When a man is walking, his whole body rises and falls each step, the rise being about one-seventh of a foot. Hence, in walking 25 miles in a day, about 2,000 steps per mile, a man weighing 140 pounds does 1,000,000 foot-pounds of work in raising the weight of his own body, to say nothing of the energy consumed in swinging his legs. A man may walk the 25 miles in 10 hours, or he may walk it in 8 hours. In either case, he does substantially the same amount of work, and burns up substantially the same amount of food.

It should be clear, therefore, that when workmen are doing intermittent work, with periods of comparative rest, they are capable of working correspondingly harder during the periods of exertion. Thus, in running a rock drill, the physical labor is light, except when shifting the drill or when changing drill bits. At such times, the men should be required to work with great vigor in order to reduce the lost time.

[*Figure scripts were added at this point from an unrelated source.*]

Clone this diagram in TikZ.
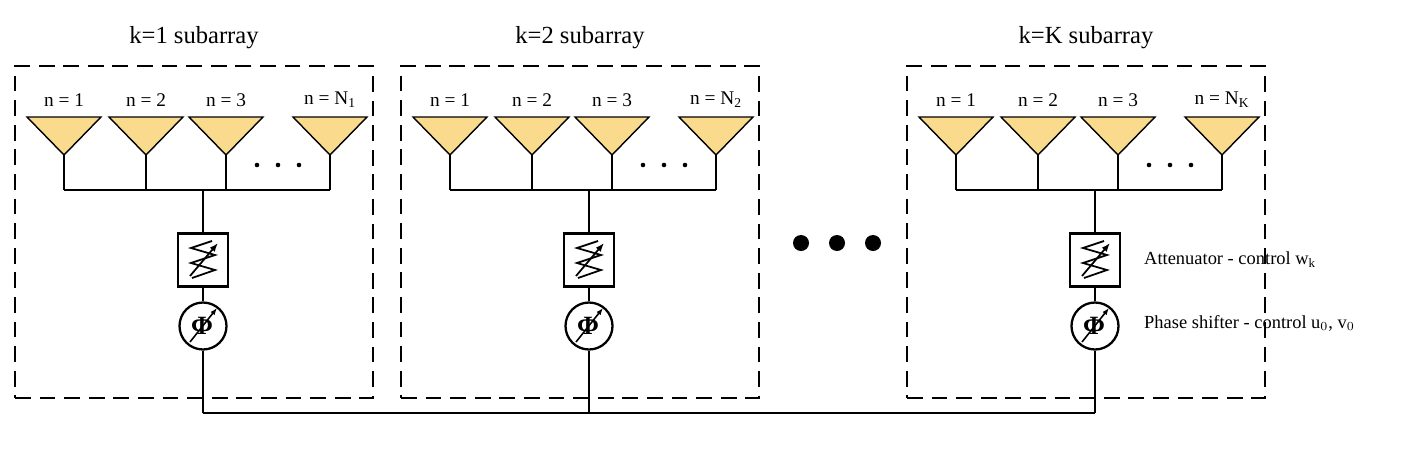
\documentclass[tikz,border=0pt]{standalone}
\usepackage{fontspec}
\setmainfont{Liberation Serif}
\usetikzlibrary{arrows.meta}
\begin{document}
\begin{tikzpicture}[x=0.02cm,y=-0.02cm,
  box/.style={draw,line width=1.3pt,dash pattern=on 9pt off 5pt},
  ant/.style={fill={rgb,255:red,250;green,218;blue,140},draw=black,line width=0.8pt},
  wire/.style={line width=0.8pt},
  lbl/.style={font=\fontsize{11}{12}\selectfont},
  ttl/.style={font=\fontsize{14}{16}\selectfont},
  side/.style={font=\fontsize{10.5}{12}\selectfont,anchor=west}]
\useasboundingbox (0,0) rectangle (1427,460);
\foreach \o/\k/\N in {0/1/N_1,386/2/N_2,892/K/N_K}{
  \begin{scope}[xshift=\o*0.02cm]
  \node[box,minimum width=358*0.02cm,minimum height=332*0.02cm,inner sep=0] (b\k) at (194,232) {};
  \node[ttl] (t\k) at (194,38) {k=\k\ subarray};
  \foreach \c/\n in {64/1,146/2,226/3,330/4}{
    \draw[ant] (\c-37,117) -- (\c+37,117) -- (\c,155) -- cycle;
    \draw[wire] (\c,155) -- (\c,190);
  }
  \node[lbl] at (64,100) {n = 1};
  \node[lbl] at (146,100) {n = 2};
  \node[lbl] at (226,100) {n = 3};
  \node[lbl] at (330,100) {n = $\mathrm{\N}$};
  \foreach \d in {257,278,299} \fill (\d,165) circle (2.3);
  \draw[wire] (64,190) -- (330,190);
  \node[draw,line width=1.3pt,minimum width=50*0.02cm,minimum height=53*0.02cm,inner sep=0] (att\k) at (203,260) {};
  \draw[line width=1pt] (192,278) -- (215,270) -- (191,263) -- (215,255) -- (191,248) -- (212,241);
  \draw[-{Latex[length=5pt]},line width=1pt] (190,276) -- (218,243);
  \node[draw,circle,line width=1.3pt,minimum size=47*0.02cm,inner sep=0] (ps\k) at (203,326) {};
  \node[font=\bfseries\fontsize{15}{15}\selectfont,inner sep=0] at (202,326) {Φ};
  \draw[-{Latex[length=4pt]},line width=0.9pt] (190,342) -- (217,308);
  \draw[wire] (203,190) -- (att\k.north);
  \draw[wire] (att\k.south) -- (ps\k.north);
  \coordinate (g\k) at (203,413);
  \draw[wire] (ps\k.south) -- (g\k);
  \end{scope}
}
\draw[wire] (g1) -- (gK);
\foreach \d in {801,837,873} \fill (\d,243) circle (8);
\node[side] (la) at (1138,260) {Attenuator - control w$_\mathrm{k}$};
\node[side] (lp) at (1138,323) {Phase shifter - control u$_0$, v$_0$};
\end{tikzpicture}
\end{document}
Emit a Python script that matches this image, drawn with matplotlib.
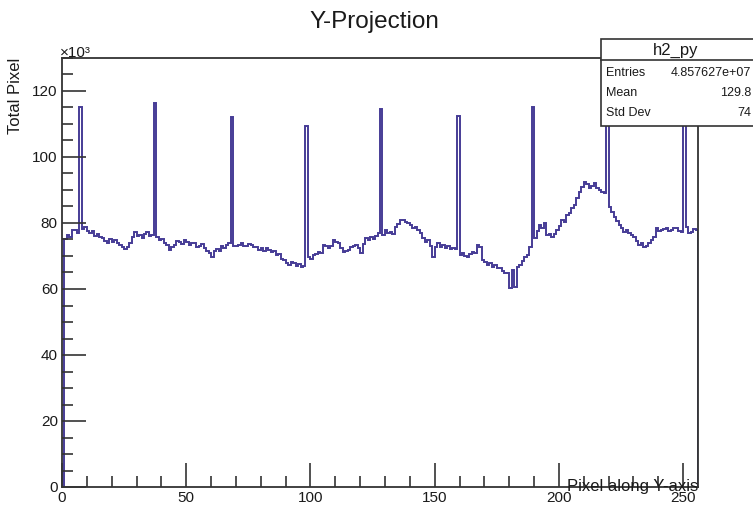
import numpy as np
import matplotlib
matplotlib.use("Agg")
import matplotlib.pyplot as plt
from matplotlib.patches import Rectangle
from matplotlib.ticker import MultipleLocator

plt.rcParams['font.family'] = ['Liberation Sans', 'DejaVu Sans']

# Y-projection of h2 (counts in units of 10^3), one value per pixel row
counts_k = [
    0.0, 75.0, 76.4, 75.8, 77.8, 78.0, 77.0, 115.0, 78.2, 78.7, 77.6, 77.0, 77.5, 76.2, 76.8, 75.7,
    75.4, 74.6, 74.0, 75.0, 74.3, 74.8, 73.9, 73.2, 72.6, 72.1, 72.7, 74.0, 75.8, 77.4, 76.2, 76.4,
    75.6, 76.8, 77.3, 76.1, 76.4, 116.5, 75.9, 74.8, 75.2, 73.9, 73.2, 71.8, 72.6, 73.3, 74.5, 74.3,
    73.6, 74.8, 74.1, 73.3, 73.9, 73.9, 72.8, 72.9, 73.5, 72.3, 71.6, 70.8, 69.8, 71.4, 72.0, 71.6,
    72.9, 72.4, 73.3, 73.8, 112.0, 73.0, 72.9, 73.4, 73.9, 73.1, 72.9, 73.6, 73.3, 72.6, 72.8, 71.8,
    72.3, 71.6, 72.4, 71.8, 71.1, 71.4, 70.3, 70.6, 69.2, 68.8, 67.9, 67.3, 68.2, 67.8, 67.1, 67.6,
    66.8, 66.9, 109.5, 69.8, 69.2, 70.3, 70.6, 71.3, 70.8, 73.3, 72.9, 72.3, 73.1, 74.8, 74.2, 73.9,
    72.4, 71.3, 71.6, 71.8, 72.6, 72.9, 73.4, 72.3, 70.8, 73.5, 75.4, 74.8, 75.9, 75.3, 76.2, 76.9,
    114.5, 76.4, 77.9, 77.0, 77.4, 76.6, 78.9, 79.8, 80.9, 81.0, 80.4, 80.0, 79.4, 78.6, 78.9, 77.8,
    76.9, 75.6, 74.3, 74.8, 72.9, 69.8, 72.6, 73.9, 72.8, 73.3, 72.4, 72.9, 72.0, 72.3, 72.0, 112.5,
    70.3, 70.8, 70.1, 69.8, 70.6, 71.3, 70.9, 73.3, 72.6, 68.8, 68.2, 67.3, 67.8, 66.8, 67.2, 66.3,
    66.3, 65.6, 64.9, 64.7, 60.3, 65.8, 60.5, 66.8, 67.3, 68.5, 69.8, 70.3, 72.8, 115.0, 75.4, 77.6,
    79.4, 78.6, 79.9, 76.4, 76.8, 75.9, 76.6, 77.9, 79.2, 80.9, 80.2, 82.4, 83.1, 84.4, 85.6, 87.5,
    89.5, 91.0, 92.5, 91.8, 90.5, 91.2, 92.0, 90.6, 90.0, 89.4, 89.0, 116.0, 84.9, 83.2, 81.9, 80.6,
    79.4, 78.6, 77.4, 77.8, 76.9, 76.3, 75.9, 74.6, 73.3, 73.8, 72.8, 73.1, 73.8, 74.9, 75.9, 78.4,
    77.6, 77.9, 78.2, 78.4, 77.5, 77.9, 78.6, 78.4, 77.6, 77.4, 118.0, 78.9, 77.0, 77.4, 78.2, 77.9,
]
bin_edges = np.arange(len(counts_k) + 1)

x_ticks = [0, 50, 100, 150, 200, 250]
y_ticks = [0, 20, 40, 60, 80, 100, 120]

stats_name = "h2_py"
stats_rows = [("Entries", "4.857627e+07"), ("Mean", "129.8"), ("Std Dev", "74")]

line_col = "#463c96"
frame_col = "#333333"
text_col = "#1a1a1a"

fig = plt.figure(figsize=(7.53, 5.08), dpi=100)
ax = fig.add_axes([62 / 753, 1 - 487 / 508, 636 / 753, 429 / 508])

ax.stairs(counts_k, bin_edges, baseline=0, color=line_col, linewidth=1.4)

ax.set_xlim(0, 256)
ax.set_ylim(0, 130)

ax.set_xticks(x_ticks)
ax.set_yticks(y_ticks)
ax.xaxis.set_minor_locator(MultipleLocator(10))
ax.yaxis.set_minor_locator(MultipleLocator(5))
ax.tick_params(which='both', direction='in', top=False, right=False,
               color=frame_col, width=1.2, labelsize=11, labelcolor=text_col)
ax.tick_params(which='major', length=17, pad=3)
ax.tick_params(which='minor', length=8)
for sp in ax.spines.values():
    sp.set_color(frame_col)
    sp.set_linewidth(1.3)

# ROOT-style axis titles
ax.text(1.0, 0.0, "Pixel along Y-axis", transform=ax.transAxes, ha='right', va='center',
        fontsize=12, color=text_col)
fig.text(16 / 753, 1 - 58 / 508, "Total Pixel", rotation=90, ha='center', va='top',
         fontsize=12, color=text_col)
fig.text(60 / 753, 1 - 57 / 508, "×10³", ha='left', va='baseline', fontsize=11, color=text_col)
fig.text(374 / 753, 1 - 22 / 508, "Y-Projection", ha='center', va='center',
         fontsize=17.5, color=text_col)

# Stats box
bx0, by0, bx1, by1 = 601 / 753, 1 - 126 / 508, 760 / 753, 1 - 39 / 508
box = Rectangle((bx0, by0), bx1 - bx0, by1 - by0, transform=fig.transFigure,
                facecolor='white', edgecolor=frame_col, linewidth=1.2, zorder=10)
fig.patches.append(box)
fig.add_artist(plt.Line2D([bx0, bx1], [1 - 60 / 508] * 2, transform=fig.transFigure,
                          color=frame_col, linewidth=1.2, zorder=11))
fig.text(676 / 753, 1 - 50 / 508, stats_name, ha='center', va='center', fontsize=12,
         color=text_col, zorder=12)
for i, (lab, val) in enumerate(stats_rows):
    yy = 1 - (73 + i * 20) / 508
    fig.text(606 / 753, yy, lab, ha='left', va='center', fontsize=9, color=text_col, zorder=12)
    fig.text(751 / 753, yy, val, ha='right', va='center', fontsize=9, color=text_col, zorder=12)

plt.savefig("out.png", dpi=100)
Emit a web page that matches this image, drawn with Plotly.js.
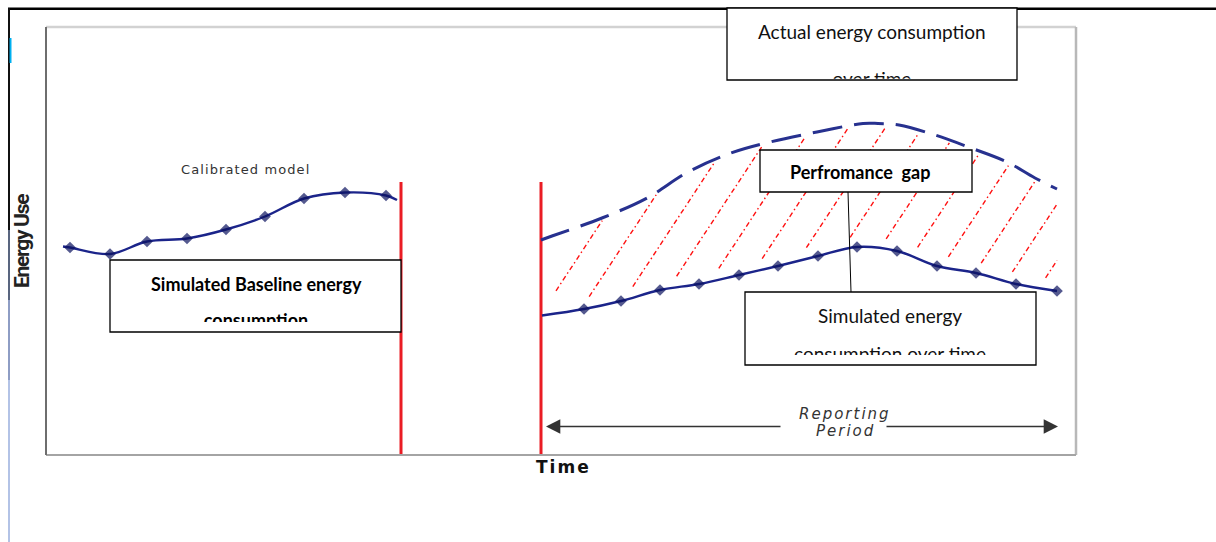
<!DOCTYPE html>
<html>
<head>
<meta charset="utf-8">
<script src="https://cdn.plot.ly/plotly-3.0.1.min.js"></script>
<style>html,body{margin:0;padding:0;background:#fff;}#chart{width:1216px;height:542px;}</style>
</head>
<body>
<div id="chart"></div>
<script>
// ---- data (time units / energy units) ----
const baselineTime   = [1.7, 2.4, 6.4, 10.1, 14.1, 18.0, 21.9, 25.8, 29.9, 34.0, 35.1];
const baselineEnergy = [41.7, 41.5, 40.2, 42.7, 43.3, 45.1, 47.7, 51.3, 52.5, 51.9, 51.0];
const baselineMarker = [0, 1, 1, 1, 1, 1, 1, 1, 1, 1, 0];

const simTime   = [49.6, 53.8, 57.5, 61.4, 65.3, 69.3, 73.2, 77.2, 81.1, 85.1, 89.1, 93.0, 97.0, 101.1];
const simEnergy = [27.9, 29.2, 30.8, 33.0, 34.2, 36.0, 37.8, 39.8, 41.6, 40.8, 37.8, 36.4, 34.2, 32.8];
const simMarker = [0, 1, 1, 1, 1, 1, 1, 1, 1, 1, 1, 1, 1, 1];

const actTime   = [49.5, 50.6, 55.6, 60.1, 64.2, 68.5, 72.4, 77.1, 81.7, 83.2, 85.3, 88.9, 92.5, 96.1, 98.9, 101.1];
const actEnergy = [43.0, 43.8, 47.4, 51.4, 56.6, 60.4, 62.6, 64.6, 66.3, 66.3, 66.0, 64.0, 61.4, 58.6, 55.4, 53.2];

const boundaryTime = [35.5, 49.5];
const boundaryTop  = 54.6;

const labels = {
  yTitle: 'Energy Use',
  xTitle: 'Time',
  calibrated: 'Calibrated model',
  actual1: 'Actual energy consumption',
  actual2: 'over time',
  gap: 'Perfromance\u00a0 gap',
  sim1: 'Simulated energy',
  sim2: 'consumption over time',
  base1: 'Simulated Baseline energy',
  base2: 'consumption',
  rep1: 'Reporting',
  rep2: 'Period'
};

// ---- layout helpers (pixel -> paper) ----
const L = 46, R = 1076, T = 27, B = 455;
const px = p => (p - L) / (R - L);
const py = p => (B - p) / (B - T);

// ---- hatching between simulated and actual curves ----
function interp(xs, ys, x) {
  for (let i = 0; i < xs.length - 1; i++) {
    if (x >= xs[i] && x <= xs[i + 1]) {
      const t = (x - xs[i]) / (xs[i + 1] - xs[i]);
      return ys[i] + t * (ys[i + 1] - ys[i]);
    }
  }
  return null;
}
const hx = [], hy = [];
const slope = 3.04, spacing = 3.7, gapB = 2.2, gapT = 0.5, hMin = 51, hMax = simTime[simTime.length - 1];
for (let c = 40.2 - 12 * spacing; c < hMax; c += spacing) {
  let seg = null;
  for (let x = hMin; x <= hMax + 1e-9; x += 0.02) {
    const y = slope * (x - c);
    const lo = interp(simTime, simEnergy, x), hi = interp(actTime, actEnergy, x);
    if (lo === null || hi === null) continue;
    const ok = y >= lo + gapB && y <= hi - gapT;
    if (ok) { if (!seg) seg = [x, y, x, y]; else { seg[2] = x; seg[3] = y; } }
    else if (seg) break;
  }
  if (seg && seg[2] - seg[0] > 0.3) { hx.push(seg[0], seg[2], null); hy.push(seg[1], seg[3], null); }
}

const navy = '#1b248a';
const traces = [
  { x: hx, y: hy, mode: 'lines', line: { color: '#ff1010', width: 1.4, dash: '5px,3px,1.5px,3px' }, hoverinfo: 'skip' },
  { x: [boundaryTime[0], boundaryTime[0]], y: [0, boundaryTop], mode: 'lines', line: { color: '#ea1c24', width: 3 } },
  { x: [boundaryTime[1], boundaryTime[1]], y: [0, boundaryTop], mode: 'lines', line: { color: '#ea1c24', width: 3 } },
  { x: actTime, y: actEnergy, mode: 'lines', line: { color: '#27318f', width: 3, shape: 'spline', dash: '30px,12px' } },
  { x: baselineTime, y: baselineEnergy, mode: 'lines+markers', line: { color: navy, width: 2.4, shape: 'spline' },
    marker: { symbol: 'diamond', size: baselineMarker.map(v => v * 9), color: '#0b1260', line: { width: 0 } } },
  { x: simTime, y: simEnergy, mode: 'lines+markers', line: { color: navy, width: 2.4, shape: 'spline' },
    marker: { symbol: 'diamond', size: simMarker.map(v => v * 9), color: '#0b1260', line: { width: 0 } } }
];

const boxLine = { color: '#000', width: 1.3 };
const shapes = [
  // outer page lines
  { type: 'line', xref: 'paper', yref: 'paper', x0: px(8), x1: px(1216), y0: py(8.7), y1: py(8.7), line: { color: '#000', width: 2.5 } },
  { type: 'line', xref: 'paper', yref: 'paper', x0: px(9), x1: px(9), y0: py(8), y1: py(230), line: { color: '#111', width: 2 } },
  { type: 'line', xref: 'paper', yref: 'paper', x0: px(9), x1: px(9), y0: py(230), y1: py(300), line: { color: '#59657f', width: 2 } },
  { type: 'line', xref: 'paper', yref: 'paper', x0: px(9), x1: px(9), y0: py(300), y1: py(380), line: { color: '#8e9dc4', width: 2 } },
  { type: 'line', xref: 'paper', yref: 'paper', x0: px(9), x1: px(9), y0: py(380), y1: py(542), line: { color: '#b3c3e6', width: 2 } },
  { type: 'line', xref: 'paper', yref: 'paper', x0: px(10.5), x1: px(10.5), y0: py(38), y1: py(63), line: { color: '#00b0f0', width: 2 } },
  // chart frame
  { type: 'line', xref: 'paper', yref: 'paper', x0: 0, x1: 1, y0: 1, y1: 1, line: { color: '#d2d2d2', width: 2.5 } },
  { type: 'line', xref: 'paper', yref: 'paper', x0: 1, x1: 1, y0: 0, y1: 1, line: { color: '#b8b8b8', width: 2.5 } },
  { type: 'line', xref: 'paper', yref: 'paper', x0: 0, x1: 1, y0: 0, y1: 0, line: { color: '#a4a4a4', width: 2 } },
  { type: 'line', xref: 'paper', yref: 'paper', x0: 0, x1: 0, y0: 0, y1: 1, line: { color: '#6e6e6e', width: 2 } },
  // connector
  { type: 'line', xref: 'paper', yref: 'paper', layer: 'above', x0: px(848), x1: px(851), y0: py(192), y1: py(292), line: { color: '#000', width: 1 } },
  // text boxes
  { type: 'rect', xref: 'paper', yref: 'paper', layer: 'above', x0: px(727), x1: px(1017), y0: py(80), y1: py(8), fillcolor: '#fff', line: boxLine },
  { type: 'rect', xref: 'paper', yref: 'paper', layer: 'above', x0: px(760), x1: px(972), y0: py(192), y1: py(150), fillcolor: '#fff', line: boxLine },
  { type: 'rect', xref: 'paper', yref: 'paper', layer: 'above', x0: px(745), x1: px(1036), y0: py(365), y1: py(292), fillcolor: '#fff', line: boxLine },
  { type: 'rect', xref: 'paper', yref: 'paper', layer: 'above', x0: px(110), x1: px(401), y0: py(332), y1: py(260), fillcolor: '#fff', line: boxLine }
];

const boxFont = { family: 'Lato, Open Sans, sans-serif', size: 19, color: '#111' };
const boxFontB = { family: 'Lato, Open Sans, sans-serif', size: 18, color: '#000' };
const condensed = 'Roboto, Liberation Sans Narrow, sans-serif';
const wide = 'DejaVu Sans, Verdana, sans-serif';

function txt(text, x, y, font, extra) {
  return Object.assign({ xref: 'paper', yref: 'paper', x: px(x), y: py(y), xanchor: 'center', yanchor: 'middle',
    text: text, showarrow: false, font: font, borderpad: 0, borderwidth: 0 }, extra || {});
}
function clipped(text, x, top, h, w, font) {
  return { xref: 'paper', yref: 'paper', x: px(x), y: py(top), xanchor: 'center', yanchor: 'top',
    text: text, showarrow: false, font: font, width: w, height: h, valign: 'top', align: 'center', borderpad: 0, borderwidth: 0 };
}

const annotations = [
  txt('<b><span style="letter-spacing:-1.3px">' + labels.yTitle + '</span></b>', 22, 241, { family: condensed, size: 21, color: '#222' }, { textangle: -90 }),
  txt('<b><span style="letter-spacing:2px">' + labels.xTitle + '</span></b>', 563, 467, { family: wide, size: 17, color: '#111' }),
  txt('<span style="letter-spacing:1.1px">' + labels.calibrated + '</span>', 245, 169, { family: wide, size: 13, color: '#333' }),
  txt('<i><span style="letter-spacing:2px">' + labels.rep1 + '</span></i>', 845, 414, { family: wide, size: 15, color: '#333' }),
  txt('<i><span style="letter-spacing:2px">' + labels.rep2 + '</span></i>', 845, 431, { family: wide, size: 15, color: '#333' }),
  // reporting period arrows
  { xref: 'paper', yref: 'paper', x: px(546), y: py(426.5), ax: 782 - 546, ay: 0, text: '', showarrow: true,
    arrowhead: 2, arrowsize: 2.2, arrowwidth: 1.3, arrowcolor: '#333', standoff: 0 },
  { xref: 'paper', yref: 'paper', x: px(1058), y: py(426.5), ax: 885 - 1058, ay: 0, text: '', showarrow: true,
    arrowhead: 2, arrowsize: 2.2, arrowwidth: 1.3, arrowcolor: '#333', standoff: 0 },
  // box texts
  txt(labels.actual1, 872, 31.7, boxFont),
  clipped(labels.actual2, 872, 66.9, 11.8, 280, boxFont),
  txt('<b>' + labels.gap + '</b>', 859.5, 172, boxFontB),
  txt(labels.sim1, 890, 315, boxFont),
  clipped(labels.sim2, 890, 341.9, 13, 280, boxFont),
  txt('<b>' + labels.base1 + '</b>', 256, 284, boxFontB),
  clipped('<b>' + labels.base2 + '</b>', 256, 309.4, 13, 280, boxFontB)
];

const layout = {
  width: 1216, height: 542,
  margin: { l: L, r: 1216 - R, t: T, b: 542 - B, pad: 0 },
  paper_bgcolor: '#fff', plot_bgcolor: '#fff',
  showlegend: false,
  xaxis: { range: [0, 103], visible: false, fixedrange: true },
  yaxis: { range: [0, 85.6], visible: false, fixedrange: true },
  shapes: shapes,
  annotations: annotations
};

Plotly.newPlot('chart', traces, layout, { staticPlot: true, displayModeBar: false });
</script>
</body>
</html>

It should also be clear that workmen should be taught to make no unnecessary movements of the body in doing work. Yet it is a fact that few workmen economize their energy by avoiding unnecessary motions.

It should also be clear that it pays to house workmen at no great distance from their work, so as to reduce the labor of going to and from the work; for every foot-pound of energy spent in going or coming reduces by that much the available energy of the man.

If it were practicable to measure the amount of resistance involved in doing each class of physical work, we could readily reduce to a science the setting of reasonable daily tasks. The authors are of the opinion that a careful study of resistances will eventually enable managers to fix certain tasks with great accuracy. To illustrate, let us assume that it is desired to know how much sand a workman should be able to shovel into a wagon box 5 feet from the ground in a day. It is not impracticable to measure the force required to push the shovel into the sand, and the distance pushed. The average weight of the earth on a shovel, and the weight of the shovel can be ascertained. The vertical height that this load is lifted, is easily measured. If the workman bends his body to fill the shovel, the weight of his body above the waist, multiplied by the height that the center of gravity of that weight travels will give the foot-pounds of work done in bending the body. And thus, by a calculation of each element of work done, an accurate forecast of the total possible work could be made.

Such a study as this will often disclose an unsuspected lack of economy in using certain tools. From such a study, for example, it is perfectly clear that the long-handled shovel, universally used in the far West for shoveling sand, gravel, etc., is a more economical tool than the short-handled shovel used in the East. Men have argued about this matter for years without coming to a definite conclusion, the reason being that workmen accustomed to the short-handled shovel prefer it, while workmen accustomed to the long-handled shovel show an equal preference for that type of tool.